Many of us in the learning field have encountered the following claim: We remember 10% of what we hear, 50% of what we see and hear, and 90% of what we do. It’s widely believed, but is it true? Unlikely.
The claim is based on Dale’s Cone of Experience. We usually encounter it in a form something like this:
Source: Wikipedia (Jeffrey Anderson)
As with many learning myths it sounds, well, plausible, almost intuitive.
In fact, this myth is so plausible sounding that it is routinely taught as true in many education classes. (When I googled the term the very first paper that came up was from an Assistant Dean for Education Innovation at a large state university.)
So, as is often the case in this series on learning myths, to figure out what is going on, we need to go back to the source of the “research.”
Edgar Dale was a professor at Ohio State University from 1929 to 1973. He published his original Cone of Experience in 1946 and it looked like this:
Dale’s original cone of experience
Note that there is absolutely no mention of learning retention!

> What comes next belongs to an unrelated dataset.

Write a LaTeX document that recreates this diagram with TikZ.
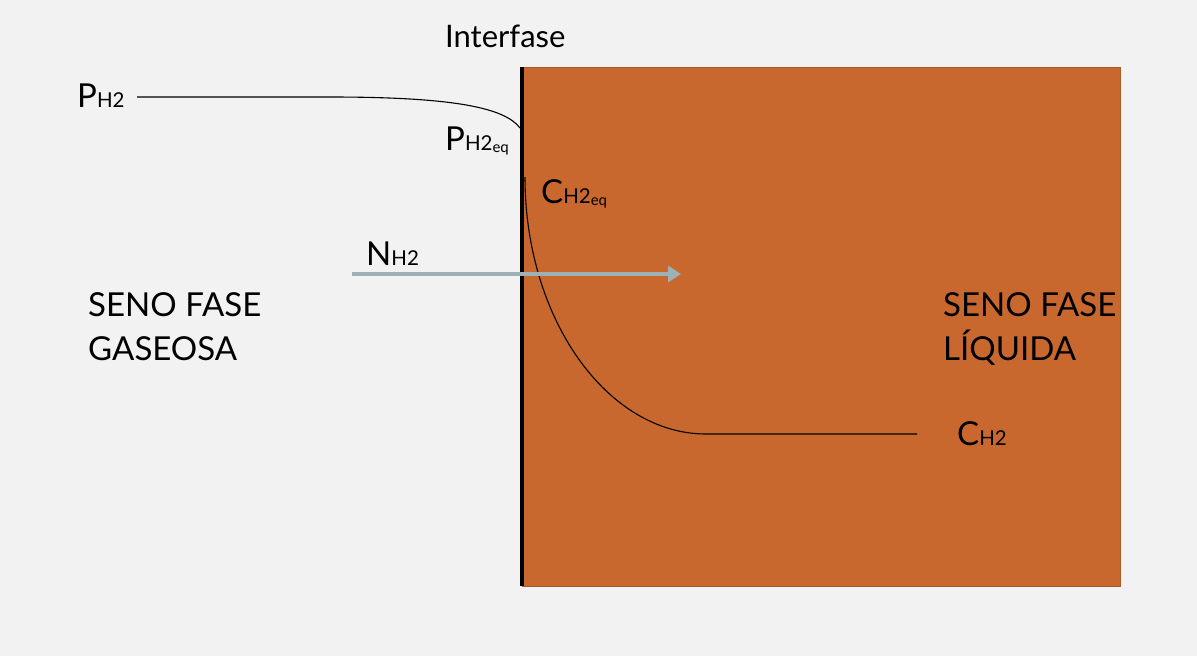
\documentclass[tikz,border=0pt]{standalone}
\usepackage{fontspec}
\setmainfont{Lato}
\usetikzlibrary{arrows.meta}
\definecolor{bgcol}{HTML}{F2F2F2}
\definecolor{liq}{HTML}{C8682F}
\definecolor{liqedge}{HTML}{A85A28}
\definecolor{flux}{HTML}{9DB1B6}
\newcommand\mainsz{\fontsize{31}{36}\selectfont}
\newcommand\varsz{\fontsize{33}{38}\selectfont}
\newcommand\senosz{\fontsize{33}{38}\selectfont}
\newcommand\subsz{\fontsize{20.5}{24}\selectfont}
\newcommand\subsubsz{\fontsize{15}{17}\selectfont}
\newcommand\spc[2]{#1{\subsz #2}}
\newcommand\speq[2]{#1{\subsz #2}{\subsubsz\raisebox{-2pt}{eq}}}
\begin{document}
\begin{tikzpicture}[x=1pt,y=-1pt,
  lbl/.style={anchor=base west, inner sep=0pt, text=black, font=\mainsz},
  varlbl/.style={lbl, font=\varsz},
  seno/.style={lbl, font=\senosz, align=left},
  thinline/.style={line width=1.1pt, black},
  fluxarrow/.style={flux, line width=4pt, -{Triangle[length=13pt,width=16pt]}}]
\fill[bgcol] (0,0) rectangle (1197,656);
\useasboundingbox (0,0) rectangle (1197,656);
% liquid phase
\draw[liqedge, fill=liq, line width=0.8pt] (522,67) rectangle (1120,586);
% interface
\coordinate (itop) at (522,67);
\coordinate (ibot) at (522,586);
\draw[line width=4pt, black] (itop) -- (ibot);
% labels
\node[lbl] (interfase) at (445,47) {Interfase};
\node[varlbl] (ph2) at (77,107) {\spc{P}{H2}};
\node[varlbl] (ph2eq) at (445,150) {\speq{P}{H2}};
\node[varlbl] (ch2eq) at (541,203) {\speq{C}{H2}};
\node[varlbl] (nh2) at (366,265) {\spc{N}{H2}};
\node[varlbl] (ch2) at (957,445) {\spc{C}{H2}};
\node[seno] (gas1) at (88,316) {SENO FASE};
\node[seno] (gas2) at (88,360) {GASEOSA};
\node[seno] (liq1) at (943,316) {SENO FASE};
\node[seno] (liq2) at (943,360) {LÍQUIDA};
% partial pressure profile
\coordinate (p0) at (137,97);
\coordinate (p1) at (330,97);
\coordinate (p2) at (520,128);
\draw[thinline] (p0) -- (p1) .. controls (455,97) and (505,108) .. (p2);
% concentration profile
\coordinate (c0) at (525,177);
\coordinate (c1) at (706,434);
\coordinate (c2) at (917,434);
\draw[thinline] (c0) .. controls (525,320) and (608,434) .. (c1) -- (c2);
% flux arrow
\coordinate (n0) at (352,274);
\coordinate (n1) at (681,274);
\draw[fluxarrow] (n0) -- (n1);
\end{tikzpicture}
\end{document}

His purpose in developing the “Cone” was to create a taxonomy of learning methods from the abstract to the concrete, not to comment on learning retention. Also, Dale did not claim that each level of the hierarchy was preferable to the previous level. In fact, he argued that good instruction combines both abstract and concrete methods.
So, where did the retention numbers come from? It’s not exactly clear, but others have spent a lot of time researching when and where they were introduced (most likely sometime around 1970). I’m not sure anyone has found the “smoking gun,” but if you care to, you can spend a lot of Internet time reading about the search for it (just google “Dale’s cone of experience”).
Suffice it to say the retention numbers are bogus, made up, without a shred of research evidence behind them.
One general rule that we will repeat elsewhere in this series: If you see reported “research” numbers that are perfectly round (e.g. exact factors of ten) chances are they are fabricated. Real research rarely delivers such perfect results.